Working from the data below, reproduce exactly the lines starting at the one that holds "Generate a web" and ending at the one that holds "const ejTicksBottom = [0.5,1,1.5,2,2.5];". Pictures are excluded.

_MATERIAL FOR THIS EXERCISE:_
....

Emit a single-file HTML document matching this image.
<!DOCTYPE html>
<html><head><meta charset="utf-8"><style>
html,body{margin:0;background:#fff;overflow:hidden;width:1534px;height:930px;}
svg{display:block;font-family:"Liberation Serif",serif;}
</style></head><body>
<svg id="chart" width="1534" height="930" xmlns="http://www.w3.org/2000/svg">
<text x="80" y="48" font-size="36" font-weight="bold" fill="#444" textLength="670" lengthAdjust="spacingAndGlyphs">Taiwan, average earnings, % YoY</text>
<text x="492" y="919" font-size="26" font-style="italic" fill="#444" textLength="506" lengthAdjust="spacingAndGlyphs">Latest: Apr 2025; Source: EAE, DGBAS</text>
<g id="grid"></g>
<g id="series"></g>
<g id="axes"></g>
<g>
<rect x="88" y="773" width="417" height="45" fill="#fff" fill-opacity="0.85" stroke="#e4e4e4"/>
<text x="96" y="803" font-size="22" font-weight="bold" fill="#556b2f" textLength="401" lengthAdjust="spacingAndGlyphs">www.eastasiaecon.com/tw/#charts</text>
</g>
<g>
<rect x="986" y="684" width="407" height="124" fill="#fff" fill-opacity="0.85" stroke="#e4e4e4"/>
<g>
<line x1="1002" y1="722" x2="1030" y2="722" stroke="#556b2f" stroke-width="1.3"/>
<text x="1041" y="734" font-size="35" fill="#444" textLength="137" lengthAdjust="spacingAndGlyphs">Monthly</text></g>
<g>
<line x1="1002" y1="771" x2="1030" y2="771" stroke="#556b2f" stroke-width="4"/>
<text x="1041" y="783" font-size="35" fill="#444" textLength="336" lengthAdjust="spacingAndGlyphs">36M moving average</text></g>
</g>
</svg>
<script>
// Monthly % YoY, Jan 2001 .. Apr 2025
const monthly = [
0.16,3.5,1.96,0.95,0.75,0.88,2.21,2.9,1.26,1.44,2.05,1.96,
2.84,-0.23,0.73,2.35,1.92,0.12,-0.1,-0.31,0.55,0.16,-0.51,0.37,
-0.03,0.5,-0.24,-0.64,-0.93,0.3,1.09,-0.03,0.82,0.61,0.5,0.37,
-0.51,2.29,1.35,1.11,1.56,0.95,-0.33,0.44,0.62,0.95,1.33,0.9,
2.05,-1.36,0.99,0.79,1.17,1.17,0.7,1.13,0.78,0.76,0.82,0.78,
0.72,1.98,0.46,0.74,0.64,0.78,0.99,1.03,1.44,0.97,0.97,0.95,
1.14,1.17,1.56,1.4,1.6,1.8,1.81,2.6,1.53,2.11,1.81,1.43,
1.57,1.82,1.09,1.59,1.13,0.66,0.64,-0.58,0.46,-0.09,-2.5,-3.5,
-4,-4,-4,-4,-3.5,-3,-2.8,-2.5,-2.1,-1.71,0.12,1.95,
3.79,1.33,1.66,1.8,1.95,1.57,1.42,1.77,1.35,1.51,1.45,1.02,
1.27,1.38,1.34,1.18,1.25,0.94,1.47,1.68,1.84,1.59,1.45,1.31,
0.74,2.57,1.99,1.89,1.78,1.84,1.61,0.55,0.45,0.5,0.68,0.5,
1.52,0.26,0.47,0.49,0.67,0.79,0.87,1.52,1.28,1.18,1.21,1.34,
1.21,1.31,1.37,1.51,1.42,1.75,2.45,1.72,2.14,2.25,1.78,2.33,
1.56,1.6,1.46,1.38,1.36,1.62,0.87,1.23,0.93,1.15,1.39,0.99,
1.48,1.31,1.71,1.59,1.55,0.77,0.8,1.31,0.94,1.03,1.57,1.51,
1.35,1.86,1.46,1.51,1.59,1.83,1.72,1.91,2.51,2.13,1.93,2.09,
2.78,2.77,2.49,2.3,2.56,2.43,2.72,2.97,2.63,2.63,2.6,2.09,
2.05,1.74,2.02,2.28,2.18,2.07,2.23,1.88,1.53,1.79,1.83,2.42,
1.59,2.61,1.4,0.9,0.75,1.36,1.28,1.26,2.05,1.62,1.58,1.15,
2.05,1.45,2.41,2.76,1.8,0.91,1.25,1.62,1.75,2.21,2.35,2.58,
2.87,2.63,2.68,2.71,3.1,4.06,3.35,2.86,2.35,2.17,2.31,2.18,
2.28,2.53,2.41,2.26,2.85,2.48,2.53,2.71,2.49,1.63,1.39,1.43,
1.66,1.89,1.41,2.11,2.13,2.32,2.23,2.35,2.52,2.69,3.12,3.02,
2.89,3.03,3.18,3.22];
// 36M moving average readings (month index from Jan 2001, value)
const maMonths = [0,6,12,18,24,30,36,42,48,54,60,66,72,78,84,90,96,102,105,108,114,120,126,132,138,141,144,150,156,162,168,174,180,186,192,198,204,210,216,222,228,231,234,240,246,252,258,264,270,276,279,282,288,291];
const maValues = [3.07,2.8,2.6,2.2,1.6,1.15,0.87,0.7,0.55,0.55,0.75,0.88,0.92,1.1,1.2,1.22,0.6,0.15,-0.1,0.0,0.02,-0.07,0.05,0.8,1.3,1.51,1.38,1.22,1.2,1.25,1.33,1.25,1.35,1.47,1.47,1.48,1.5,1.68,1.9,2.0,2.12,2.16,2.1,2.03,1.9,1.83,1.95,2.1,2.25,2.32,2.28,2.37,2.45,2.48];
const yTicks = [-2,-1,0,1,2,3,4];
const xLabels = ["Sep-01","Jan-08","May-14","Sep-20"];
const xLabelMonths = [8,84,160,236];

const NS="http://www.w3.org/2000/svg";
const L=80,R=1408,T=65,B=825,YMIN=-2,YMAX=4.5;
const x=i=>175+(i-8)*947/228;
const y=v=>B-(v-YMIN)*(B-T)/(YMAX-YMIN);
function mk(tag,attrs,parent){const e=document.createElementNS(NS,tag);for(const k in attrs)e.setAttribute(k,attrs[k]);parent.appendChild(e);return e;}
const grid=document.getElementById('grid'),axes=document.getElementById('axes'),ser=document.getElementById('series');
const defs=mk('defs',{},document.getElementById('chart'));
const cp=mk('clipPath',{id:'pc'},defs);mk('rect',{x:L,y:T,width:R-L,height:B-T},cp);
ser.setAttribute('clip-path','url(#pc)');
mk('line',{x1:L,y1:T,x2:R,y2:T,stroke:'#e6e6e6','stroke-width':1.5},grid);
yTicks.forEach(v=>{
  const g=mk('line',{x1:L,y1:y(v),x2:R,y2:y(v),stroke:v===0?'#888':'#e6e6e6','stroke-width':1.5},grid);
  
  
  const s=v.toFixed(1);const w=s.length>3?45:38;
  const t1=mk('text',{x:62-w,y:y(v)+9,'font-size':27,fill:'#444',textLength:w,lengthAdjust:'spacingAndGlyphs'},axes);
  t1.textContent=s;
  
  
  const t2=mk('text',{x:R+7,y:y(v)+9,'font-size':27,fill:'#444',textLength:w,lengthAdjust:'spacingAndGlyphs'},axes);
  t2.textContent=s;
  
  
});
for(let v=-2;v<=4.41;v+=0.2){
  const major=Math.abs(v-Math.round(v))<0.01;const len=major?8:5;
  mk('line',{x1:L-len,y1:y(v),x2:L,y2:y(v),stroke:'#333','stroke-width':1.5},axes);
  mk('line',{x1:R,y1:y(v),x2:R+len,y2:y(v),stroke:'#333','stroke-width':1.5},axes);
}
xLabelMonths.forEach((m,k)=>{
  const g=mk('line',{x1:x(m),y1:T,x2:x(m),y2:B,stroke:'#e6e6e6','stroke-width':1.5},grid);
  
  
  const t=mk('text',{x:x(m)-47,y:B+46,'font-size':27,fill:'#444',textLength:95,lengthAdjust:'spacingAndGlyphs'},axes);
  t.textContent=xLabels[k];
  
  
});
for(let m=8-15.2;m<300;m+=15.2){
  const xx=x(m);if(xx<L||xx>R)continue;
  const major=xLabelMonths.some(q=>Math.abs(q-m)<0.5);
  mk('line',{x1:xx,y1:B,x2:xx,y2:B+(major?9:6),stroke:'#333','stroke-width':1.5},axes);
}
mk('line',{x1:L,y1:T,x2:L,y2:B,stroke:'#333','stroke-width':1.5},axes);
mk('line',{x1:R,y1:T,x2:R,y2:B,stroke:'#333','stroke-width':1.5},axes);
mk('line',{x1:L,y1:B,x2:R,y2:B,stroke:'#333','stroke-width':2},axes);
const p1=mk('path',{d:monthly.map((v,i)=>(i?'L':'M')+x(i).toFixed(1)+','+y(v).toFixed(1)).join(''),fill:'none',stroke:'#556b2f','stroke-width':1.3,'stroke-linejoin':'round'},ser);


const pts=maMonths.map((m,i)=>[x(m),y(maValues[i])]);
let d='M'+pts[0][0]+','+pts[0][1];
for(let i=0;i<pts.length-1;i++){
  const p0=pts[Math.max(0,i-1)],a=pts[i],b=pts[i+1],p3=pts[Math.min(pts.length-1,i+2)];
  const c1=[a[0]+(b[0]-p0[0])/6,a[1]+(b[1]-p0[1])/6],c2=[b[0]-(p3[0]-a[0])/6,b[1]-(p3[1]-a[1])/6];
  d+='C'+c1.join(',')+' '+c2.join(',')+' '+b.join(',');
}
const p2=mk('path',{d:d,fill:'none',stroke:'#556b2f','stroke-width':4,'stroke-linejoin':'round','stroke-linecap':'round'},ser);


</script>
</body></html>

....

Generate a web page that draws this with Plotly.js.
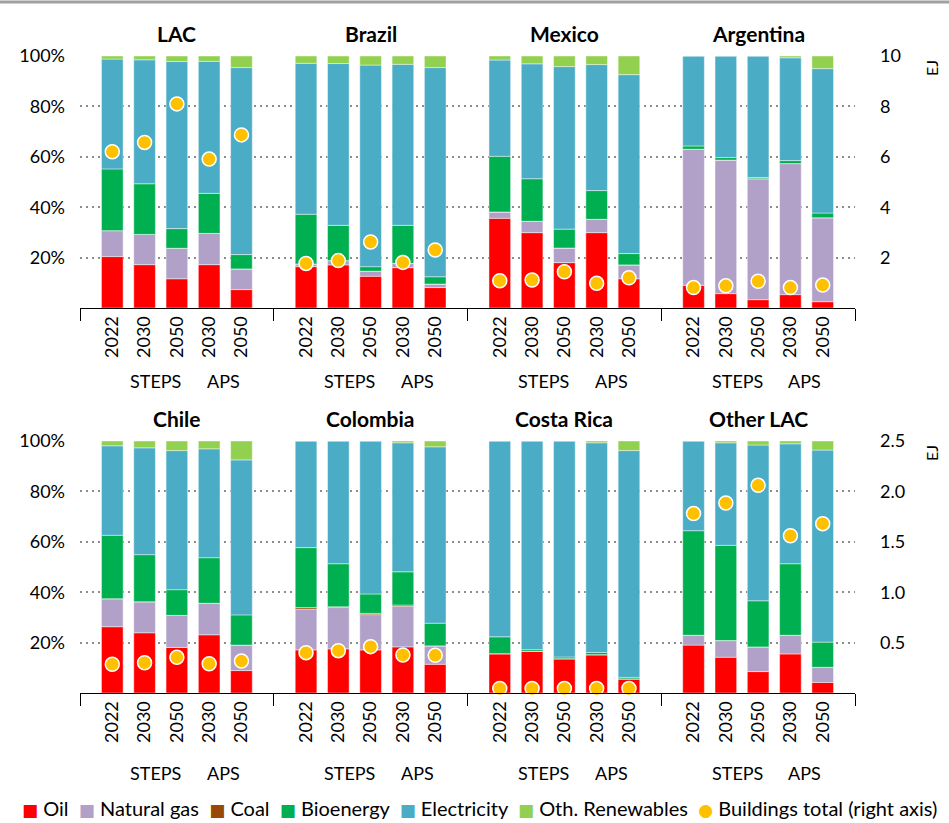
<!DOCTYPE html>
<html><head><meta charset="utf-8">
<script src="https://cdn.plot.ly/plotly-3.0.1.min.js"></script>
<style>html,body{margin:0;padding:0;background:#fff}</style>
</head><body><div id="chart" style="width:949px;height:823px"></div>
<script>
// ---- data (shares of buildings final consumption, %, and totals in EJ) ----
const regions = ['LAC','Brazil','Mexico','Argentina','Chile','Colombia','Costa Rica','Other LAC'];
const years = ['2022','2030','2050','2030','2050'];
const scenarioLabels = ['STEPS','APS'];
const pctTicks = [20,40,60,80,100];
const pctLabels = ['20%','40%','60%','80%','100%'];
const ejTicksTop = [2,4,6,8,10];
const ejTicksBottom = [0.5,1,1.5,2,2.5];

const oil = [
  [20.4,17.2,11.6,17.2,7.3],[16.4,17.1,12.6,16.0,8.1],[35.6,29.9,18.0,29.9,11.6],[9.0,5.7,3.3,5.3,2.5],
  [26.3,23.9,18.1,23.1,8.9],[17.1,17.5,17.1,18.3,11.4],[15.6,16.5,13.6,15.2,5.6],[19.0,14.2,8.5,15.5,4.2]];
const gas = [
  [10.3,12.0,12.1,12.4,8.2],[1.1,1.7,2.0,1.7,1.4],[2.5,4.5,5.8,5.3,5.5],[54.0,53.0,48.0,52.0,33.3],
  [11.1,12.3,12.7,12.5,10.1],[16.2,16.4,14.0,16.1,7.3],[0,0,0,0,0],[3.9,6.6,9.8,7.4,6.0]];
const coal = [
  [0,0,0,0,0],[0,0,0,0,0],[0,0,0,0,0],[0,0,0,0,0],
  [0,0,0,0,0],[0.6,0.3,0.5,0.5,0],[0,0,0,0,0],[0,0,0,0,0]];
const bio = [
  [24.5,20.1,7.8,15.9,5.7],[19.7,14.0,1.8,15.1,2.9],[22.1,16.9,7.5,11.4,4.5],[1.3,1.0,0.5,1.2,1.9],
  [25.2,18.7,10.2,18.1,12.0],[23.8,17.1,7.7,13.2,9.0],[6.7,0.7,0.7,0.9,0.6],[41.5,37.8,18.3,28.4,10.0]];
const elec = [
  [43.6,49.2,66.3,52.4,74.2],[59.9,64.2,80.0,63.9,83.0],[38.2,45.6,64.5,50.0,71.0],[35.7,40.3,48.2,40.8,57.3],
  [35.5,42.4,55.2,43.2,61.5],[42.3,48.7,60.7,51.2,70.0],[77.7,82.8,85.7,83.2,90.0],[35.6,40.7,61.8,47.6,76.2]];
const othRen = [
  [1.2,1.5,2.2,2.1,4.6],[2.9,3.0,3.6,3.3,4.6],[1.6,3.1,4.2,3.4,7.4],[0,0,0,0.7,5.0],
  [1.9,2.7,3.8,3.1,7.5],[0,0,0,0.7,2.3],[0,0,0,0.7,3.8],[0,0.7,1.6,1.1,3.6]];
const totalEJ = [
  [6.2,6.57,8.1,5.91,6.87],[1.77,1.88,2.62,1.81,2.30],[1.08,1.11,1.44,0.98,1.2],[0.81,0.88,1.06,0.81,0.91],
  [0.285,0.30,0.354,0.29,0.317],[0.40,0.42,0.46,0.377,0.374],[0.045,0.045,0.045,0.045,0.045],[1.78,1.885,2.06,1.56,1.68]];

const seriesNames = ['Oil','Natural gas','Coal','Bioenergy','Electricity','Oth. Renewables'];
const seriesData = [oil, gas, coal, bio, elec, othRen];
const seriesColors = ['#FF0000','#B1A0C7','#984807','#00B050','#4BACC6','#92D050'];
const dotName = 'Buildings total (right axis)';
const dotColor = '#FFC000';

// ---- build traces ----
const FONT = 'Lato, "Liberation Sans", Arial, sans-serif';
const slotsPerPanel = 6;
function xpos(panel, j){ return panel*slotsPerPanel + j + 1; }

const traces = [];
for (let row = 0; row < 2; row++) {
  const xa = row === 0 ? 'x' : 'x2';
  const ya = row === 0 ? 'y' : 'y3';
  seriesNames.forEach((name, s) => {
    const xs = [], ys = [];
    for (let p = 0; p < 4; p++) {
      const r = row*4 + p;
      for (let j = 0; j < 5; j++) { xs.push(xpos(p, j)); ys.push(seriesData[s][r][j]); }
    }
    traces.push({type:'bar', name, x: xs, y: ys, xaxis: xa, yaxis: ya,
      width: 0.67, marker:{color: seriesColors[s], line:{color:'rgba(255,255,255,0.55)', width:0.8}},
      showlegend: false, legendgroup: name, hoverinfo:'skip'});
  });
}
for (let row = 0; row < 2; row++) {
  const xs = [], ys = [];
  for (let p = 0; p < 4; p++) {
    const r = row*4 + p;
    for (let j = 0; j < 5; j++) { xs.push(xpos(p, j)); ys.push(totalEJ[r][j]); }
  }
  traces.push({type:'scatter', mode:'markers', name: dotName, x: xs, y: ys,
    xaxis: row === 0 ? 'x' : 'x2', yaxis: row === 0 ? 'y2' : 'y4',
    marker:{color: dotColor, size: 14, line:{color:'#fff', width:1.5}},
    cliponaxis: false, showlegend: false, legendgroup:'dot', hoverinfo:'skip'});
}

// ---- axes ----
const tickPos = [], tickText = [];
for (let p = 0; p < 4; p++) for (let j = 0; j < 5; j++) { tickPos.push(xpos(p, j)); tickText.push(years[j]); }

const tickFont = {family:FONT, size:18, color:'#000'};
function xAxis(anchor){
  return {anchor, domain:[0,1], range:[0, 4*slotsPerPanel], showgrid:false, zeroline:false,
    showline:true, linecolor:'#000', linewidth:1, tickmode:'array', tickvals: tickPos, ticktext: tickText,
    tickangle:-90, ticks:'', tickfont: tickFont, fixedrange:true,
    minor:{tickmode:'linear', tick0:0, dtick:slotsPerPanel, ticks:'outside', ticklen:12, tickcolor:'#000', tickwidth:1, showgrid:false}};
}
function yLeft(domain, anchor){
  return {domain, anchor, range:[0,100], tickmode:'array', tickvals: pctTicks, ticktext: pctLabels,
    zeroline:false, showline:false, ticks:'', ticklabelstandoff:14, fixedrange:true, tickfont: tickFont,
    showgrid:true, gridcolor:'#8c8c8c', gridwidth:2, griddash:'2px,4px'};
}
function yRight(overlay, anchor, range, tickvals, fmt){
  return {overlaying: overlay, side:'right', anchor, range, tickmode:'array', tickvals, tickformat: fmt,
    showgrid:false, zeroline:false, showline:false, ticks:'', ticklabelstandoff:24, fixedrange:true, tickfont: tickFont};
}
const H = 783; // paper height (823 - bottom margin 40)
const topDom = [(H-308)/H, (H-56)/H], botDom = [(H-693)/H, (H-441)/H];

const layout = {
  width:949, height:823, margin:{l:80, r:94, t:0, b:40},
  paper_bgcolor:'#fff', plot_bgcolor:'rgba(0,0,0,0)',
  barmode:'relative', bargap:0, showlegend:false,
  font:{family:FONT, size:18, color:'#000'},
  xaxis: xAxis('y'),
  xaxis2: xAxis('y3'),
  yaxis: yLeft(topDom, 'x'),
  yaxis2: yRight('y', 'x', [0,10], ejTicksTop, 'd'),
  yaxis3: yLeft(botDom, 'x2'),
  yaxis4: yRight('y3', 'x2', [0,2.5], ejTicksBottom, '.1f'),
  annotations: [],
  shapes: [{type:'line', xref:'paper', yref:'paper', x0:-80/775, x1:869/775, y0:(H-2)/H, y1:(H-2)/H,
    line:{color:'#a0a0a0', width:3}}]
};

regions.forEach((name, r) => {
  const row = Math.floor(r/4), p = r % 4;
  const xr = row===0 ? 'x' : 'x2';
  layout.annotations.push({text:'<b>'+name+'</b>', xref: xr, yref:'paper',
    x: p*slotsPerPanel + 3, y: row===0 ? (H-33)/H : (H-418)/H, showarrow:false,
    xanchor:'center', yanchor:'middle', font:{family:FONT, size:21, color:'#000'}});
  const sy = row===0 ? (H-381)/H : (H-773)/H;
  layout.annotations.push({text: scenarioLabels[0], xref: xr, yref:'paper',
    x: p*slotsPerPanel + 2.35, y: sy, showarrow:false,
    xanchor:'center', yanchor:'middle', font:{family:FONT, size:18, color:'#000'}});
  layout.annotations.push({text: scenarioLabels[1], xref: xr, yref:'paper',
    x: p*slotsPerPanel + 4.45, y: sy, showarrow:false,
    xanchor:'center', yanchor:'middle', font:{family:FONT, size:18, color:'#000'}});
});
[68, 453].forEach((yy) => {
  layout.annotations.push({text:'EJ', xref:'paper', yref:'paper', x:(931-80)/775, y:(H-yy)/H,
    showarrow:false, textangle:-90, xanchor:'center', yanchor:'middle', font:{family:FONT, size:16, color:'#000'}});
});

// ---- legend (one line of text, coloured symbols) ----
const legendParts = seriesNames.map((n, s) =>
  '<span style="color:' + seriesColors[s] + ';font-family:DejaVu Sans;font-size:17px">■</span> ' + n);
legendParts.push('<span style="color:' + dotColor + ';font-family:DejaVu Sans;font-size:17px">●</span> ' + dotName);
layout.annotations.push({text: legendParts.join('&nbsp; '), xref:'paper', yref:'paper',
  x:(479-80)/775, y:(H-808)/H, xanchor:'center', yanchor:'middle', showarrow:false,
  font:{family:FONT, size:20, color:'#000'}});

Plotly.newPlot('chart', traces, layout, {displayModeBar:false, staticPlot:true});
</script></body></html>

....

_THE SOLUTION:_
Generate a web page that draws this with Plotly.js.
<!DOCTYPE html>
<html><head><meta charset="utf-8">
<script src="https://cdn.plot.ly/plotly-3.0.1.min.js"></script>
<style>html,body{margin:0;padding:0;background:#fff}</style>
</head><body><div id="chart" style="width:949px;height:823px"></div>
<script>
// ---- data (shares of buildings final consumption, %, and totals in EJ) ----
const regions = ['LAC','Brazil','Mexico','Argentina','Chile','Colombia','Costa Rica','Other LAC'];
const years = ['2022','2030','2050','2030','2050'];
const scenarioLabels = ['STEPS','APS'];
const pctTicks = [20,40,60,80,100];
const pctLabels = ['20%','40%','60%','80%','100%'];
const ejTicksTop = [2,4,6,8,10];
const ejTicksBottom = [0.5,1,1.5,2,2.5];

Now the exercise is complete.